Bike to Durgerdam in the north. It’s an adorable fishing village and there are scenic harbours and windmills along the way. Check out the national rail website for some greatly discounted city trips – you can often get a hotel and two round trip train tickets to a cute Dutch city for €90. Visit in November and time your trip with Museumnacht (Amsterdam Museum Night). All museums in the city can be accessed with one €15 ticket, and are open from 7pm till 2am.
You have 24 hours left in Amsterdam before you move away. What would you choose to do?
10am: Rent a boat and cruise through the canals with friends Noon: Dock at the Brouwerij 't IJ (an awesome brewery beside a windmill) and drink some Dutch beer in the sun 2pm: Go to Trust in de Pijp for lunch (raw pad Thai salad is a must) 3pm: Lie in the grass outside at Museumplein and watch the clouds float by 4pm: Take one last quick stroll through the Rijks 6pm: Enjoy a fancy four-course dinner at Marius, followed by cocktails at Mystique Midnight: End the evening with a cheeky nightcap in de Pijp 8am: Squeeze in one last breakfast at either Little Collins or Bakers & Roasters.
I remember the moment when I felt like Paris was my home. Do you have that feeling about Amsterdam and when did it happen for you?
My love for Amsterdam happened over time. When I first moved here, I thought it would only be for a year, maybe two years max. However, I’ve slowly been pulled in and now can’t imagine finding life this lovely anywhere else. The next city I move to will have to have bike paths, a great array of culture, shops where the weekly grocery bill comes to €30, great health and wellness benefits, beautiful architecture, easy weekend escapes, and awesome people. I feel really lucky to live where I do, and the thought of leaving or calling somewhere else home is a hard concept to grasp.
One thing on your bucket list?
Can I name three? :) A weekend in Maastricht. Dinner at de Goudfazant (I’ve only been for drinks but the food looked fantastic). Cocktails at the Double Tree Hotel (you can see the whole city from their rooftop bar).
I’ve been listening to the BBC4 Desert Island Disc podcasts recently. So, in the very unlikely scenario of you being sent to a desert island, please tell us:
I love this question!
- the book you’d choose to take with you; Any book with a shirtless man on the cover. Trashy romance novels are my favourite beach reads :)
- one luxury item; My camera*. *The camera would have to have unlimited battery life ;)
- one piece of music; Dancing On My Own by Robin. I guess if I’m going to be on a deserted island by myself, it makes sense to have some hanging out by myself pump up music!
- one social media application you would like to keep; Facebook. I use Facebook to stay in touch with my really close friends and family – even my Gramma is on Facebook!
Quick Fire questions
Favourite brunch spot? Little Collins. I can never decide between the pork belly, the coconut crumbled French toast, or the corn and coriander fritters. And their fresh rhubarb Bellini is a must!

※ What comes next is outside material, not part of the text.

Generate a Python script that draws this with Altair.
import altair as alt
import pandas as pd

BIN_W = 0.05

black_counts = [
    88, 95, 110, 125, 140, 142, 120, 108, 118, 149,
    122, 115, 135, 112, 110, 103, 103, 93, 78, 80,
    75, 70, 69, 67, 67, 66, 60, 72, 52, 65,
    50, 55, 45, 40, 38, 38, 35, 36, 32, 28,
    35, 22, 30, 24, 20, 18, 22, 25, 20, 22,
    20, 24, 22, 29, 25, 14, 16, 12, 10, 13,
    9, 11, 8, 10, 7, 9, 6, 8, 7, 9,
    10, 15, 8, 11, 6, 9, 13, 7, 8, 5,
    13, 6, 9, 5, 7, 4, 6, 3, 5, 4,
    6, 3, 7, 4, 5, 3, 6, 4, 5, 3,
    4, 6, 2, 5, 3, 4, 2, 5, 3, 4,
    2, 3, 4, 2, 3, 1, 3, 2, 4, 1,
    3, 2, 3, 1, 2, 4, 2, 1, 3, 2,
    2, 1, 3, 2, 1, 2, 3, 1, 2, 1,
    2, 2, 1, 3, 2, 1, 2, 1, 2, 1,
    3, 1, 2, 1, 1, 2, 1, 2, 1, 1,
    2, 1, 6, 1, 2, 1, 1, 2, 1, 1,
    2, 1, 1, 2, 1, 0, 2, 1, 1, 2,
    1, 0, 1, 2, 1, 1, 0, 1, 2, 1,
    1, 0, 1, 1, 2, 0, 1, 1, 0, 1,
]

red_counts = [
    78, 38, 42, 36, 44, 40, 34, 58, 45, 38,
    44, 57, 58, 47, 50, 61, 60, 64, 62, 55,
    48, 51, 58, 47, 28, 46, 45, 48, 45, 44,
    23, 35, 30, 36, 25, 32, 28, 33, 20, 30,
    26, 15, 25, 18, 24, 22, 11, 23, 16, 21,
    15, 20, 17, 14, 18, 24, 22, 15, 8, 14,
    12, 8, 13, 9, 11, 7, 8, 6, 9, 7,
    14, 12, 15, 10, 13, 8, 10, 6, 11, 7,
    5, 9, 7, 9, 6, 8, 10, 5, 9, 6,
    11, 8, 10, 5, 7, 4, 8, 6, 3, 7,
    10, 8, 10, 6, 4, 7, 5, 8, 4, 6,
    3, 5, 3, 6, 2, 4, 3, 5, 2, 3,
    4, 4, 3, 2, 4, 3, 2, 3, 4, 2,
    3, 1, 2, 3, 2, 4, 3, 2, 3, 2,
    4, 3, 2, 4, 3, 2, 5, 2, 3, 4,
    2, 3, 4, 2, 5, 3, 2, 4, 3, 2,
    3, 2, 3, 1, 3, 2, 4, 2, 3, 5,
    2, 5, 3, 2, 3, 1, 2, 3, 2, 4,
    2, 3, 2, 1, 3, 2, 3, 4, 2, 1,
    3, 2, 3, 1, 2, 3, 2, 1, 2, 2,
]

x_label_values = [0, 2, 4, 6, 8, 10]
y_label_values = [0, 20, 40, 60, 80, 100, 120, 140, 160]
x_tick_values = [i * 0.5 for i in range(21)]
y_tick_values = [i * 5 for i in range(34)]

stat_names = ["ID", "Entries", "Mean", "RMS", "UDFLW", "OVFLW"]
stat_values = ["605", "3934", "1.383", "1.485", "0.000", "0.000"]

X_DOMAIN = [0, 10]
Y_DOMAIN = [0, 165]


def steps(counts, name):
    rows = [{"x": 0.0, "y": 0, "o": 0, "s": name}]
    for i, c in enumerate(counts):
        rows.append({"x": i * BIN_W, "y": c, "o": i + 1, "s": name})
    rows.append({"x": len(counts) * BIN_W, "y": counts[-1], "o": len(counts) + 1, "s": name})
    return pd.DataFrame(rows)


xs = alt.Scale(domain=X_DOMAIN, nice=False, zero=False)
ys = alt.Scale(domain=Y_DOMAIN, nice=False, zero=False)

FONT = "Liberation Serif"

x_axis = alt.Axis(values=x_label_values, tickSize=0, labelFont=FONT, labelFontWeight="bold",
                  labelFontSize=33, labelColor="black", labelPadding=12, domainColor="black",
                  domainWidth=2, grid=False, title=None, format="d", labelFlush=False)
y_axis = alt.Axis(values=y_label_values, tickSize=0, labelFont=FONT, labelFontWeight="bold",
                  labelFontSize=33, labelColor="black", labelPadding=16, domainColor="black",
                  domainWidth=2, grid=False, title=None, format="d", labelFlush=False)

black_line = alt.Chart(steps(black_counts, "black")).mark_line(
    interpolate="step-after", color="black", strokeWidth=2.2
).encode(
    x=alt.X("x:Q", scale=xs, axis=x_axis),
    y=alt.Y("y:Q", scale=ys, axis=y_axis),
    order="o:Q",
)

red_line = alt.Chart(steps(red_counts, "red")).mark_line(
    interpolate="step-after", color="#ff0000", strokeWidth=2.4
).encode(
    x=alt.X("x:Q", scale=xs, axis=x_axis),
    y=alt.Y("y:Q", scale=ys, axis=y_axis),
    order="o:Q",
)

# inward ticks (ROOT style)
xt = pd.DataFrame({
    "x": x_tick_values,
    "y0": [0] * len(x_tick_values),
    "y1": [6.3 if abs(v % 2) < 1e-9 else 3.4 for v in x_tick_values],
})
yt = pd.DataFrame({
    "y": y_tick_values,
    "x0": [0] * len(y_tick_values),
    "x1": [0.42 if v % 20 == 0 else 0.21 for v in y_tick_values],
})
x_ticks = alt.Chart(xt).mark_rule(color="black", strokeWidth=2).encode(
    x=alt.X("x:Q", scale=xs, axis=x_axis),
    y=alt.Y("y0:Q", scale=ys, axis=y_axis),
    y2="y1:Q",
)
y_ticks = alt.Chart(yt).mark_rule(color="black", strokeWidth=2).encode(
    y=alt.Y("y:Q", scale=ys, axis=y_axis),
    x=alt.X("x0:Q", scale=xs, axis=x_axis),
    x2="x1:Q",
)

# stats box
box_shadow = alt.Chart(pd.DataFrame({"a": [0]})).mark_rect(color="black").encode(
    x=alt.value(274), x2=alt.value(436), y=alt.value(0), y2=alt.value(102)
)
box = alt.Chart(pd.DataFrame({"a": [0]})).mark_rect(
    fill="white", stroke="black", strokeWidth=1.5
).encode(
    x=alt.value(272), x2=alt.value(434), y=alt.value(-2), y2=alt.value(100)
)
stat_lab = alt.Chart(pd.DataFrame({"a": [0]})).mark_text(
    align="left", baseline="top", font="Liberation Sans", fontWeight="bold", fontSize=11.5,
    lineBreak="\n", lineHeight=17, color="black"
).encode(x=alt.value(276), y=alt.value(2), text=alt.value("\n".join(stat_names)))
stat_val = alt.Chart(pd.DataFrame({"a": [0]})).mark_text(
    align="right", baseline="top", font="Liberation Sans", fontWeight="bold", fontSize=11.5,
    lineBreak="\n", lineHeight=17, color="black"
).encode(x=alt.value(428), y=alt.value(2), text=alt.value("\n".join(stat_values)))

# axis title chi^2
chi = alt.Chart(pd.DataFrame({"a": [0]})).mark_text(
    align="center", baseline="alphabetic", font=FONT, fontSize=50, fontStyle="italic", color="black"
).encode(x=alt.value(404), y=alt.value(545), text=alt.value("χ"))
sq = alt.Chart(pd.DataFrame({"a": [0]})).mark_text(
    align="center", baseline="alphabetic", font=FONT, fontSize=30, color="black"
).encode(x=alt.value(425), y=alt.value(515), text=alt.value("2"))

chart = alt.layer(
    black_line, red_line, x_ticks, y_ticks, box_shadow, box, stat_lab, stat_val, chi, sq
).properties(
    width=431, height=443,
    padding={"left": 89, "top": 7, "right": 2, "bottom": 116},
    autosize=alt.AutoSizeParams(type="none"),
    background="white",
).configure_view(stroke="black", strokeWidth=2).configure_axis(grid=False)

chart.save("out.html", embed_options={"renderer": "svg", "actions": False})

Favourite cocktail bar? Mystique Amsterdam. Slide into the couch in the back, and ask the mixologist for a surprise creation – you will not be disappointed!
Favourite park? If I were going to spend an afternoon in a park, I would pick Amsterdam Bos. They have an adorable baby goat farm that is my all-time Amsterdam happy place.
Favourite market? Albert Cyup market. Can’t beat 20 sunflowers for €5, fresh pressed stroopwafels, or farm stand steals !
Favourite European destination? Oh so hard !! I think I’m still trying to discover Europe. I’m going to say Italy, but that encompases all of Tuscany, Venice, and the Amalfi Coast.
Favourite touristy Amsterdam activity? Museum hopping, boating in the canals.
Favourite museum? The Rijks. Van Gogh is a close second.